Segundo os especialistas, é provável que os Estados Unidos e seus aliados ocidentais sejam obrigados a se manter engajados no combate ao grupo jihadista - talvez, agora, em outros lugares.
"Em curto prazo, o Ocidente continuará fazendo o que tem feito até agora", disse Rogers.
"Há indícios de que o governo de Donald Trump está aumentando seus esforços militares, e está soltando mais as rédeas dos militares americanos, em comparação à administração Obama", acrescenta.
Mas a estratégia, afirma o especialista, não parece ter tido resultados: "Há quase 17 anos que os Estados Unidos começaram a guerra na região, e a percepção da insegurança na Europa ocidental não é menor que antes".
O que o Ocidente fez, explica Rogers, "foi controlar as coisas à força para conseguir a estabilidade". "Ele manteve a tampa na panela em vez de reduzir a chama."

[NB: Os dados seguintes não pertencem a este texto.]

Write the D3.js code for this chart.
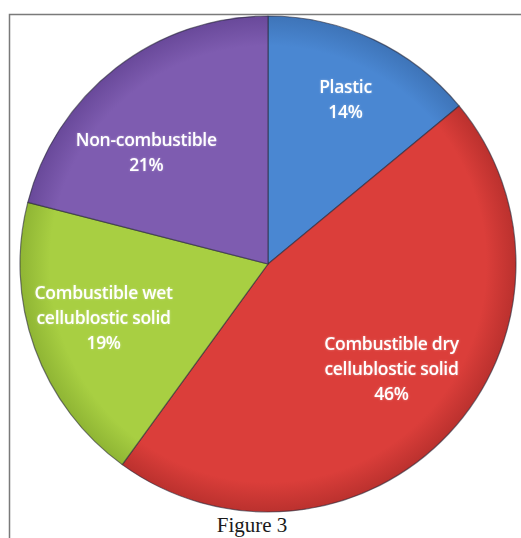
<!DOCTYPE html>
<html><head><meta charset="utf-8">
<script src="https://cdn.jsdelivr.net/npm/d3@7"></script>
<style>body{margin:0;background:#fff}svg{display:block}</style>
</head><body>
<script>
const categories = ["Plastic", "Combustible dry cellublostic solid", "Combustible wet cellublostic solid", "Non-combustible"];
const values = [14, 46, 19, 21];
const labelLines = [["Plastic", "14%"], ["Combustible dry", "cellublostic solid", "46%"], ["Combustible wet", "cellublostic solid", "19%"], ["Non-combustible", "21%"]];
const colors = ["#4a87d2", "#db3e3a", "#a8cf42", "#7e5cb0"];
const darkColors = ["#3e74b8", "#bb312e", "#8fb534", "#69499a"];
const caption = "Figure 3";

const W = 521, H = 538;
const cx = 268, cy = 264, R = 248;
const svg = d3.select("body").append("svg").attr("width", W).attr("height", H);

// frame
svg.append("rect").attr("x", 9.5).attr("y", 14.5).attr("width", W + 10).attr("height", H + 10)
  .attr("fill", "#fff").attr("stroke", "#7a7a7a").attr("stroke-width", 1.5);

const defs = svg.append("defs");
colors.forEach((c, i) => {
  const g = defs.append("radialGradient").attr("id", "g" + i)
    .attr("gradientUnits", "userSpaceOnUse").attr("cx", 0).attr("cy", 0).attr("r", R);
  g.append("stop").attr("offset", "0%").attr("stop-color", c);
  g.append("stop").attr("offset", "88%").attr("stop-color", c);
  g.append("stop").attr("offset", "100%").attr("stop-color", darkColors[i]);
});
const f = defs.append("filter").attr("id", "glow").attr("x", "-20%").attr("y", "-20%").attr("width", "140%").attr("height", "140%");
f.append("feGaussianBlur").attr("in", "SourceAlpha").attr("stdDeviation", 1.2).attr("result", "b");
f.append("feFlood").attr("flood-color", "#ffffff").attr("flood-opacity", 0.35);
f.append("feComposite").attr("in2", "b").attr("operator", "in").attr("result", "s");
const m = f.append("feMerge"); m.append("feMergeNode").attr("in", "s"); m.append("feMergeNode").attr("in", "SourceGraphic");

const pie = d3.pie().sort(null).value(d => d)(values);
const arc = d3.arc().innerRadius(0).outerRadius(R);
const gPie = svg.append("g").attr("transform", `translate(${cx},${cy})`);
gPie.selectAll("path").data(pie).join("path")
  .attr("d", arc).attr("fill", (d, i) => `url(#g${i})`)
  .attr("stroke", "#2a2a3a").attr("stroke-opacity", 0.6).attr("stroke-width", 1.2).attr("stroke-linejoin", "round");

const labelR = [182, 162, 173, 165];
const angAdj = [0, -0.05, 0.03, -0.17];
const fs = 17.5, lh = 25;
pie.forEach((d, i) => {
  const a = (d.startAngle + d.endAngle) / 2 + angAdj[i];
  const x = Math.sin(a) * labelR[i], y = -Math.cos(a) * labelR[i];
  const lines = labelLines[i];
  const t = gPie.append("text").attr("text-anchor", "middle")
    .attr("font-family", "'Open Sans', sans-serif").attr("font-weight", 600)
    .attr("font-size", fs).attr("fill", "#fff").attr("filter", "url(#glow)")
    .attr("letter-spacing", -0.3);
  lines.forEach((l, j) => {
    t.append("tspan").attr("x", x).attr("y", y + (j - (lines.length - 1) / 2) * lh + fs * 0.35).text(l);
  });
});

svg.append("text").attr("x", 252).attr("y", 532).attr("text-anchor", "middle")
  .attr("font-family", "'Liberation Serif', 'Times New Roman', serif").attr("font-size", 21)
  .attr("fill", "#1a1a1a").text(caption);
</script>
</body></html>
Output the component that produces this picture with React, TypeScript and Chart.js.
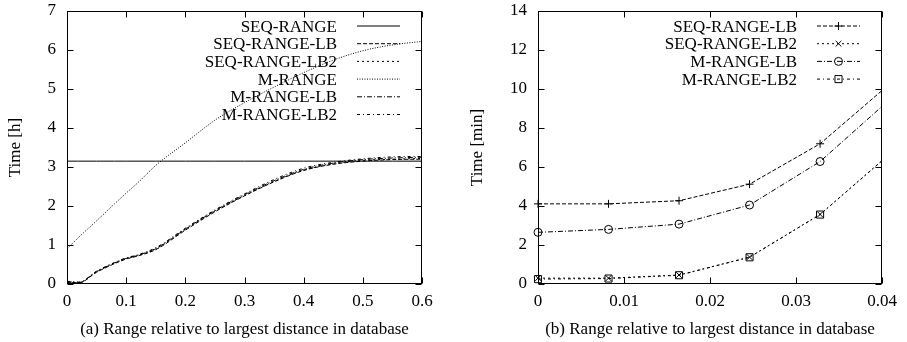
import React, { useEffect, useRef } from 'react';
import { Chart, registerables } from 'chart.js';
import * as helpers from 'chart.js/helpers';

Chart.register(...registerables);

const FONT = '"Liberation Serif", "Times New Roman", serif';

// ---------- Chart (a): time in hours ----------
const RANGE_A = [0, 0.02, 0.05, 0.08, 0.1, 0.12, 0.15, 0.2, 0.25, 0.3, 0.35, 0.4, 0.45, 0.5, 0.55, 0.6];
const SEQ_RANGE_A = [3.15, 3.15, 3.15, 3.15, 3.15, 3.15, 3.15, 3.15, 3.15, 3.15, 3.15, 3.15, 3.15, 3.15, 3.15, 3.15];
const SEQ_RANGE_LB_A = [0.05, 0.03, 0.3, 0.52, 0.64, 0.72, 0.88, 1.38, 1.85, 2.26, 2.62, 2.91, 3.07, 3.15, 3.19, 3.2];
const SEQ_RANGE_LB2_A = [0.04, 0.03, 0.31, 0.53, 0.65, 0.73, 0.9, 1.4, 1.87, 2.27, 2.63, 2.92, 3.08, 3.17, 3.2, 3.22];
const M_RANGE_A = [0.9, 1.2, 1.62, 2.05, 2.33, 2.6, 3.04, 3.62, 4.2, 4.65, 5.05, 5.42, 5.74, 5.98, 6.13, 6.22];
const M_RANGE_LB_A = [0.06, 0.04, 0.32, 0.54, 0.66, 0.74, 0.91, 1.41, 1.88, 2.29, 2.65, 2.94, 3.1, 3.19, 3.23, 3.25];
const M_RANGE_LB2_A = [0.07, 0.05, 0.33, 0.55, 0.67, 0.75, 0.93, 1.43, 1.9, 2.31, 2.68, 2.97, 3.12, 3.21, 3.26, 3.27];
const X_TICKS_A = ['0', '0.1', '0.2', '0.3', '0.4', '0.5', '0.6'];
const Y_TICKS_A = ['0', '1', '2', '3', '4', '5', '6', '7'];

// ---------- Chart (b): time in minutes ----------
const RANGE_B = [0, 0.0082, 0.0164, 0.0246, 0.0328, 0.041];
const SEQ_RANGE_LB_B = [4.11, 4.11, 4.27, 5.12, 7.19, 10.3];
const SEQ_RANGE_LB2_B = [0.3, 0.3, 0.46, 1.38, 3.57, 6.71];
const M_RANGE_LB_B = [2.65, 2.8, 3.07, 4.05, 6.28, 9.5];
const M_RANGE_LB2_B = [0.25, 0.28, 0.45, 1.37, 3.56, 6.7];
const X_TICKS_B = ['0', '0.01', '0.02', '0.03', '0.04'];
const Y_TICKS_B = ['0', '2', '4', '6', '8', '10', '12', '14'];

const pts = (xs: number[], ys: number[]) => xs.map((x, i) => ({ x, y: ys[i] }));

const gnuplotFrame = {
  id: 'gnuplotFrame',
  afterDatasetsDraw(chart: any, _args: any, opts: any) {
    const { ctx, chartArea: a, scales } = chart;
    ctx.save();
    // legend
    ctx.font = `17px ${FONT}`;
    ctx.strokeStyle = '#000';
    ctx.textAlign = 'right';
    ctx.textBaseline = 'alphabetic';
    chart.data.datasets.forEach((ds: any, i: number) => {
      const y = a.top + 15 + i * 17.7;
      ctx.fillStyle = '#000';
      ctx.fillText(ds.label, a.right - 85, y + 5.6);
      ctx.beginPath();
      ctx.setLineDash(ds.borderDash || []);
      ctx.lineWidth = 1;
      ctx.moveTo(a.right - 65, y);
      ctx.lineTo(a.right - 22, y);
      ctx.stroke();
      ctx.setLineDash([]);
      if (ds.pointRadius > 0) {
        ctx.fillStyle = 'rgba(0,0,0,0)';
        helpers.drawPoint(ctx, { pointStyle: ds.pointStyle, radius: ds.pointRadius, rotation: 0, borderWidth: 1 } as any, (a.right - 65 + a.right - 22) / 2, y);
      }
    });
    // frame
    ctx.lineWidth = 1;
    ctx.strokeStyle = '#000';
    const L = Math.round(a.left) + 0.5, R = Math.round(a.right) - 0.5;
    const T = Math.round(a.top) + 0.5, B = Math.round(a.bottom) - 0.5;
    ctx.strokeRect(L, T, R - L, B - T);
    // inward ticks
    ctx.beginPath();
    scales.x.ticks.forEach((t: any) => {
      const px = Math.round(scales.x.getPixelForValue(t.value)) + 0.5;
      ctx.moveTo(px, B); ctx.lineTo(px, B - 6);
      ctx.moveTo(px, T); ctx.lineTo(px, T + 6);
    });
    scales.y.ticks.forEach((t: any) => {
      const py = Math.round(scales.y.getPixelForValue(t.value)) + 0.5;
      ctx.moveTo(L, py); ctx.lineTo(L + 6, py);
      ctx.moveTo(R, py); ctx.lineTo(R - 6, py);
    });
    ctx.stroke();
    // y title
    ctx.fillStyle = '#000';
    ctx.font = `17px ${FONT}`;
    ctx.save();
    ctx.translate(opts.titleX, (a.top + a.bottom) / 2);
    ctx.rotate(-Math.PI / 2);
    ctx.textAlign = 'center';
    ctx.textBaseline = 'middle';
    ctx.fillText(opts.yTitle, 0, 0);
    ctx.restore();
    // caption
    ctx.textAlign = 'center';
    ctx.textBaseline = 'alphabetic';
    ctx.fillText(opts.caption, (a.left + a.right) / 2, 333.5);
    ctx.restore();
  },
};

function makeOptions(p: {
  xMax: number; xStep: number; xTicks: string[];
  yMax: number; yStep: number; yTicks: string[];
  yWidth: number; padRight: number; yTitle: string; titleX: number; caption: string;
}) {
  const tickFont = { family: FONT, size: 17 };
  return {
    responsive: false,
    maintainAspectRatio: false,
    animation: false,
    layout: { padding: { top: 11, right: p.padRight, left: 0, bottom: 0 } },
    plugins: {
      legend: { display: false },
      tooltip: { enabled: false },
      gnuplotFrame: { yTitle: p.yTitle, titleX: p.titleX, caption: p.caption },
    },
    scales: {
      x: {
        type: 'linear',
        min: 0,
        max: p.xMax,
        grid: { display: false, drawTicks: false },
        border: { display: false },
        ticks: {
          stepSize: p.xStep,
          padding: 7,
          color: '#000',
          font: tickFont,
          maxRotation: 0,
          autoSkip: false,
          callback: (_v: any, i: number) => p.xTicks[i],
        },
        afterFit: (s: any) => { s.height = 58; s.paddingLeft = 0; s.paddingRight = 0; },
      },
      y: {
        type: 'linear',
        min: 0,
        max: p.yMax,
        grid: { display: false, drawTicks: false },
        border: { display: false },
        ticks: {
          stepSize: p.yStep,
          padding: 11,
          color: '#000',
          font: tickFont,
          autoSkip: false,
          callback: (_v: any, i: number) => p.yTicks[i],
        },
        afterFit: (s: any) => { s.width = p.yWidth; s.paddingTop = 0; s.paddingBottom = 0; },
      },
    },
  };
}

const lineA = (label: string, ys: number[], dash: number[]) => ({
  label,
  data: pts(RANGE_A, ys),
  borderColor: '#000',
  borderWidth: 1,
  borderDash: dash,
  pointRadius: 0,
  fill: false,
  cubicInterpolationMode: 'monotone',
});

const lineB = (label: string, ys: number[], dash: number[], pointStyle: string, r: number) => ({
  label,
  data: pts(RANGE_B, ys),
  borderColor: '#000',
  borderWidth: 1,
  borderDash: dash,
  pointStyle,
  pointRadius: r,
  pointBorderWidth: 1,
  pointBorderColor: '#000',
  pointBackgroundColor: 'rgba(0,0,0,0)',
  fill: false,
  tension: 0,
  clip: { left: 8, top: 0, right: 0, bottom: 8 },
});

const configA: any = {
  type: 'line',
  data: {
    datasets: [
      lineA('SEQ-RANGE', SEQ_RANGE_A, []),
      lineA('SEQ-RANGE-LB', SEQ_RANGE_LB_A, [4, 2]),
      lineA('SEQ-RANGE-LB2', SEQ_RANGE_LB2_A, [2, 3]),
      lineA('M-RANGE', M_RANGE_A, [1, 1.5]),
      lineA('M-RANGE-LB', M_RANGE_LB_A, [5, 2, 1, 2]),
      lineA('M-RANGE-LB2', M_RANGE_LB2_A, [3, 3, 1, 3]),
    ],
  },
  options: makeOptions({
    xMax: 0.6, xStep: 0.1, xTicks: X_TICKS_A,
    yMax: 7, yStep: 1, yTicks: Y_TICKS_A,
    yWidth: 67, padRight: 28, yTitle: 'Time [h]', titleX: 16,
    caption: '(a) Range relative to largest distance in database',
  }),
  plugins: [gnuplotFrame],
};

const configB: any = {
  type: 'line',
  data: {
    datasets: [
      lineB('SEQ-RANGE-LB', SEQ_RANGE_LB_B, [4, 2], 'cross', 4),
      lineB('SEQ-RANGE-LB2', SEQ_RANGE_LB2_B, [2, 3], 'crossRot', 4),
      lineB('M-RANGE-LB', M_RANGE_LB_B, [5, 2, 1, 2], 'circle', 4),
      lineB('M-RANGE-LB2', M_RANGE_LB2_B, [3, 3, 1, 3], 'rect', 5),
    ],
  },
  options: makeOptions({
    xMax: 0.04, xStep: 0.01, xTicks: X_TICKS_B,
    yMax: 14, yStep: 2, yTicks: Y_TICKS_B,
    yWidth: 88, padRight: 25, yTitle: 'Time [min]', titleX: 27.5,
    caption: '(b) Range relative to largest distance in database',
  }),
  plugins: [gnuplotFrame],
};

function GnuplotChart({ config, left, width }: { config: any; left: number; width: number }) {
  const ref = useRef<HTMLCanvasElement>(null);
  useEffect(() => {
    const chart = new Chart(ref.current as HTMLCanvasElement, config);
    return () => chart.destroy();
  }, [config]);
  return (
    <canvas
      ref={ref}
      width={width}
      height={342}
      style={{ position: 'absolute', left, top: 0, width, height: 342 }}
    />
  );
}

export default function App() {
  return (
    <div style={{ position: 'absolute', left: 0, top: 0, width: 907, height: 342, background: '#fff', overflow: 'hidden' }}>
      <GnuplotChart config={configA} left={0} width={450} />
      <GnuplotChart config={configB} left={450} width={457} />
    </div>
  );
}
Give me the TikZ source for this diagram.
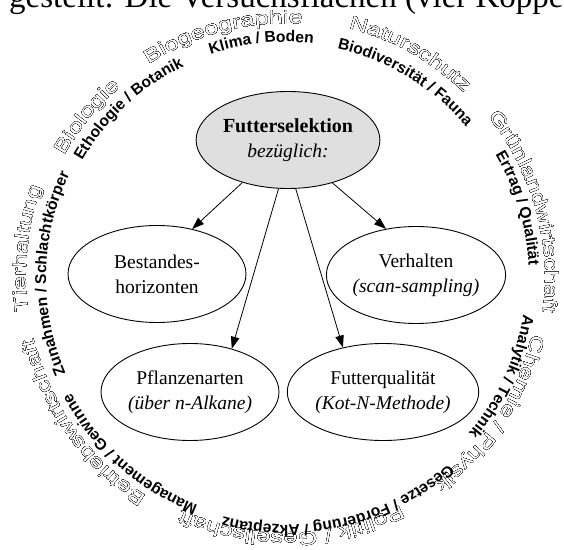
\documentclass[tikz,border=0pt]{standalone}
\usepackage{fontspec}
\setmainfont{Liberation Serif}
\newfontfamily\outerfam[FakeStretch=1.32]{Liberation Sans}
\newfontfamily\innerfam{Liberation Sans}
\usetikzlibrary{shapes.geometric,arrows.meta,decorations.text,calc}
\newcommand\outerfnt{\outerfam\fontsize{19}{23}\selectfont}
\newcommand\innerfnt{\innerfam\bfseries\fontsize{15.6}{18}\selectfont}
% text on a clockwise arc around (C): #1 font, #2 radius, #3 middle angle, #4 text, #5 colour
\newcommand\ringtext[5]{%
  \pgfmathsetmacro\sa{#3+50}\pgfmathsetmacro\ea{#3-50}%
  \path[decorate,decoration={text along path,text={|#1|#4},text align=center,text color=#5}]
    ($(C)+(\sa:#2pt)$) arc[start angle=\sa,end angle=\ea,radius=#2pt];}
% outlined (hollow) text on the outer ring
\newcommand\outlinetext[3]{%
  \foreach \ang in {0,22.5,...,337.5}{%
    \begin{scope}[shift={(\ang:0.72)}]\ringtext{\outerfnt}{#1}{#2}{#3}{black}\end{scope}}%
  \ringtext{\outerfnt}{#1}{#2}{#3}{white}}
\begin{document}
\begin{tikzpicture}[x=1pt,y=1pt,
  ell/.style={ellipse,draw,line width=0.9pt,minimum width=178pt,minimum height=97pt,
    inner sep=0pt,align=center,font=\fontsize{19.5}{25}\selectfont},
  arr/.style={line width=0.8pt,-{Triangle[length=12pt,width=8.5pt]}}]
\useasboundingbox (0,0) rectangle (564,549);
\clip (0,0) rectangle (564,549);
\coordinate (C) at (286,271);
\node[anchor=base west,inner sep=0pt,font=\fontsize{33}{40}\selectfont] (hdr) at (9,541)
  {gestellt: Die Versuchsflächen (vier Koppe};
% ellipses
\node[ell,fill=gray!25] (F) at (288,409)
  {{\fontsize{20}{25}\selectfont\bfseries Futterselektion}\\\textit{bezüglich:}};
\node[ell] (B) at (157,275) {Bestandes-\\horizonten};
\node[ell] (V) at (416,274) {Verhalten\\\textit{(scan-sampling)}};
\node[ell] (P) at (190,157) {Pflanzenarten\\\textit{(über n-Alkane)}};
\node[ell] (Q) at (383,157) {Futterqualität\\\textit{(Kot-N-Methode)}};
% arrows
\draw[arr] (F.223) -- (B.52);
\draw[arr] (F.316) -- (V.123);
\draw[arr] (F.259) -- (P.46);
\draw[arr] (F.279) -- (Q.132);
% outer ring
\outlinetext{254}{104.5}{Biogeographie}
\outlinetext{257}{61}{Naturschutz}
\outlinetext{259}{15.5}{Grünlandwirtschaft}
\outlinetext{253}{-33.5}{Chemie / Physik}
\outlinetext{255}{-88.7}{Politik / Gesellschaft}
\outlinetext{259}{215.5}{Betriebswirtschaft}
\outlinetext{260}{173.5}{Tierhaltung}
\outlinetext{253}{141}{Biologie}
% inner ring
\ringtext{\innerfnt}{236}{96}{Klima / Boden}{black}
\ringtext{\innerfnt}{235}{58.7}{Biodiversität / Fauna}{black}
\ringtext{\innerfnt}{243}{16.7}{Ertrag / Qualität}{black}
\ringtext{\innerfnt}{240}{-24.6}{Analytik / Technik}{black}
\ringtext{\innerfnt}{247}{-76.8}{Gesetze / Förderung / Akzeptanz}{black}
\ringtext{\innerfnt}{244}{228.5}{Management / Gewinne}{black}
\ringtext{\innerfnt}{240}{178.9}{Zunahmen / Schlachtkörper}{black}
\ringtext{\innerfnt}{235}{132.9}{Ethologie / Botanik}{black}
\end{tikzpicture}
\end{document}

"Reduzir a chama é uma tarefa enorme porque é preciso enfrentar problemas sociais e marginalização, e isto não se aplica apenas ao Oriente Médio e à África."
"Se nos próximos anos não houver uma atitude diferente em termos de segurança, as coisas ficarão piores", disse o autor à BBC Mundo.
"É necessário reconsiderar uma mudança e começar a usar um enforque diferente. Mas no atual clima político, não é fácil argumentar por estas mudanças."